▶ [Given problem]: Starting with the first line of the listing, quote each line exactly until and including the one with "- 1 - i for", leaving pictures out.

-----

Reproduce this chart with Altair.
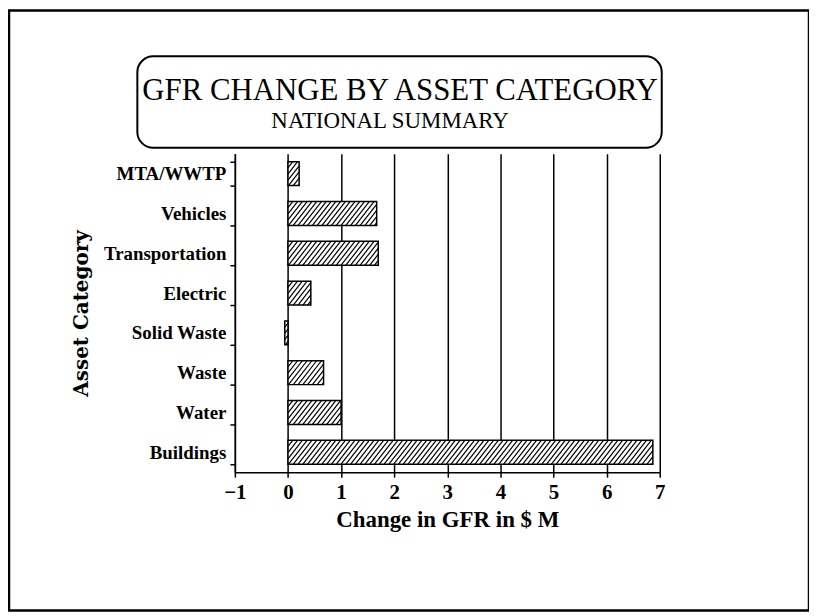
import altair as alt
import pandas as pd

categories = ["MTA/WWTP", "Vehicles", "Transportation", "Electric",
              "Solid Waste", "Waste", "Water", "Buildings"]
values = [0.21, 1.67, 1.70, 0.43, -0.06, 0.67, 1.00, 6.87]
x_ticks = [-1, 0, 1, 2, 3, 4, 5, 6, 7]
title_text = "GFR CHANGE BY ASSET CATEGORY"
subtitle_text = "NATIONAL SUMMARY"
x_title = "Change in GFR in $ M"
y_title = "Asset Category"

n = len(categories)
df = pd.DataFrame({"category": categories, "value": values,
                   "idx": [n - 1 - i for i in range(n)]})

W, H = 427, 320
FONT = "Liberation Serif"
xscale = alt.Scale(domain=[-1, 7], nice=False, zero=False)
x_axis = alt.Axis(values=x_ticks, grid=True, gridColor="black", gridOpacity=1,
                  gridWidth=1.5, domainColor="black", domainWidth=1.5,
                  tickColor="black", tickWidth=1.5, tickSize=5,
                  labelFont=FONT, labelFontWeight="bold", labelFontSize=21,
                  labelColor="black", labelPadding=4, labelFlush=False,
                  labelOverlap=False, format="d",
                  title=x_title, titleFont=FONT, titleFontWeight="bold",
                  titleFontSize=23, titleColor="black", titlePadding=7)

bars = alt.Chart(df).mark_bar(fill="white", stroke="black", strokeWidth=1.5).encode(
    x=alt.X("value:Q", scale=xscale, axis=x_axis),
    y=alt.Y("category:N", sort=categories,
            scale=alt.Scale(paddingInner=0.4, paddingOuter=0.2),
            axis=alt.Axis(tickBand="extent", domainColor="black", domainWidth=1.5,
                          tickColor="black", tickWidth=1.5, tickSize=5,
                          labelFont=FONT, labelFontWeight="bold", labelFontSize=19,
                          labelColor="black", labelPadding=4,
                          title=y_title, titleFont="DejaVu Serif", titleFontWeight="bold",
                          titleFontSize=20, titleColor="black",
                          titleX=-154, titleY=160, titleAlign="center",
                          titleBaseline="middle", titleAngle=270)),
)

d = 0.35
half = 0.3
step = 0.09
hatch = (
    alt.Chart(df)
    .transform_calculate(lo="min(0, datum.value)")
    .transform_calculate(hi="max(0, datum.value)")
    .transform_calculate(offs=f"sequence(datum.lo - {d}, datum.hi, {step})")
    .transform_flatten(["offs"])
    .transform_calculate(ts=f"max(0, (datum.lo - datum.offs) / {d})")
    .transform_calculate(te=f"min(1, (datum.hi - datum.offs) / {d})")
    .transform_filter("datum.ts < datum.te")
    .transform_calculate(hx1=f"datum.offs + {d} * datum.ts")
    .transform_calculate(hx2=f"datum.offs + {d} * datum.te")
    .transform_calculate(hy1=f"datum.idx - {half} + {2*half} * datum.ts")
    .transform_calculate(hy2=f"datum.idx - {half} + {2*half} * datum.te")
    .mark_rule(color="black", strokeWidth=1.2)
    .encode(
        x=alt.X("hx1:Q", scale=xscale, axis=x_axis),
        x2="hx2:Q",
        y=alt.Y("hy1:Q", scale=alt.Scale(domain=[-0.5, n - 0.5], nice=False, zero=False),
                axis=None),
        y2="hy2:Q",
    )
)

one = pd.DataFrame({"t": [title_text], "s": [subtitle_text]})

box = alt.Chart(one).mark_rect(fill="transparent", stroke="black", strokeWidth=2,
                               cornerRadius=16).encode(
    x=alt.value(-98), x2=alt.value(429), y=alt.value(-98), y2=alt.value(-6))

title = alt.Chart(one).mark_text(font=FONT, fontSize=31, color="black",
                                 align="center", baseline="alphabetic").encode(
    text="t:N", x=alt.value(166), y=alt.value(-54))

subtitle = alt.Chart(one).mark_text(font=FONT, fontSize=23, color="black",
                                    align="center", baseline="alphabetic").encode(
    text="s:N", x=alt.value(156), y=alt.value(-26))

border = alt.Chart(one).mark_rect(fill="transparent", stroke="black", strokeWidth=2.5).encode(
    x=alt.value(-227), x2=alt.value(577), y=alt.value(-144), y2=alt.value(459))

chart = (
    alt.layer(bars, hatch, box, title, subtitle, border)
    .resolve_scale(y="independent")
    .resolve_axis(y="independent")
    .properties(width=W, height=H,
                autosize=alt.AutoSizeParams(type="none"),
                padding={"left": 228, "top": 145, "right": 150, "bottom": 139},
                background="white")
    .configure_view(stroke=None)
)

chart.save("out.html", embed_options={"renderer": "svg", "actions": False})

-----

▶ [Solution for this task]:
Reproduce this chart with Altair.
import altair as alt
import pandas as pd

categories = ["MTA/WWTP", "Vehicles", "Transportation", "Electric",
              "Solid Waste", "Waste", "Water", "Buildings"]
values = [0.21, 1.67, 1.70, 0.43, -0.06, 0.67, 1.00, 6.87]
x_ticks = [-1, 0, 1, 2, 3, 4, 5, 6, 7]
title_text = "GFR CHANGE BY ASSET CATEGORY"
subtitle_text = "NATIONAL SUMMARY"
x_title = "Change in GFR in $ M"
y_title = "Asset Category"

n = len(categories)
df = pd.DataFrame({"category": categories, "value": values,
                   "idx": [n - 1 - i for i in range(n)]})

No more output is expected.